The 28-year-old Carnival cruise passenger who was rescued on Thanksgiving day, 20 hours after he fell overboard, can't remember how he ended up in the water. What he does remember is playing in an air-guitar contest — and winning — on his first day on board the ship. And then, "I was in the water with no boat in sight."
James Michael Grimes told ABC News (video below) he must have passed out after a few drinks. How he stayed afloat until he regained consciousness is a mystery to him, but once he "woke up" he was determined to stay alive.

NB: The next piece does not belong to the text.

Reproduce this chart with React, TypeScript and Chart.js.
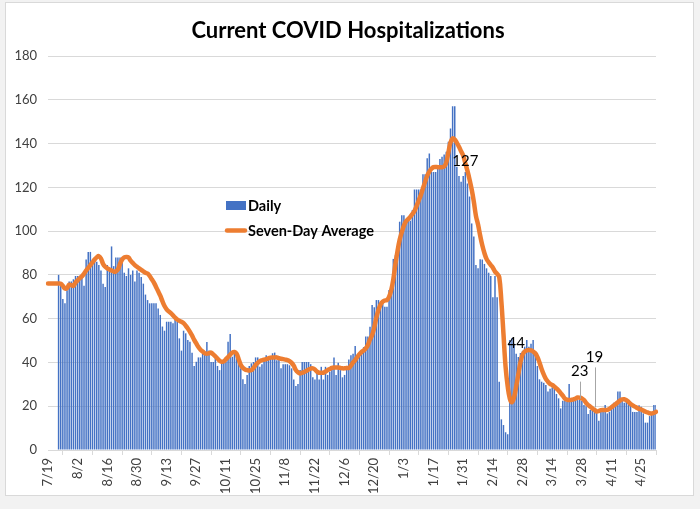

"I wanted to see my family and I was dead set on making it out of there," he said, explaining how he willed himself to tread water for as long as it took. "I was never accepting that this is it, this is going to be the end of my life. I'm 28 years old. I'm too young. This is not going to be it."
From Daily Beast:
That unbelievable determination led him to tread shark-invested water for 20 hours, where he says he battled jellyfish and rip tides. …
Grimes was rescued by the Jayhawk crew after a mariner spotted him in the water. "We are beyond grateful that this case ended with a positive outcome," Coast Guard search and rescue mission coordinator Lt. Seth Gross told ABC in a statement. …
The statement went on to imply that perhaps Grimes breached the safety barrier. "Cruise ships have safety barriers in all public areas that are regulated by U.S. Coast Guard standards that prevent a guest from falling off," the statement says. "Guests should never ever climb up on the rails. The only way to go overboard is to purposefully climb up and over the safety barriers."
Grimes, who was on the five-day cruise to Cozumel with 18 members of his family, did admit to drinking but said he has no recollection at all of how he managed to fall off the ship.
When ABC's Eva Pilgrim asked if he'd ever go on another cruise, he said, "I'd definitely be open to going on another cruise, because I didn't really get to go on this one."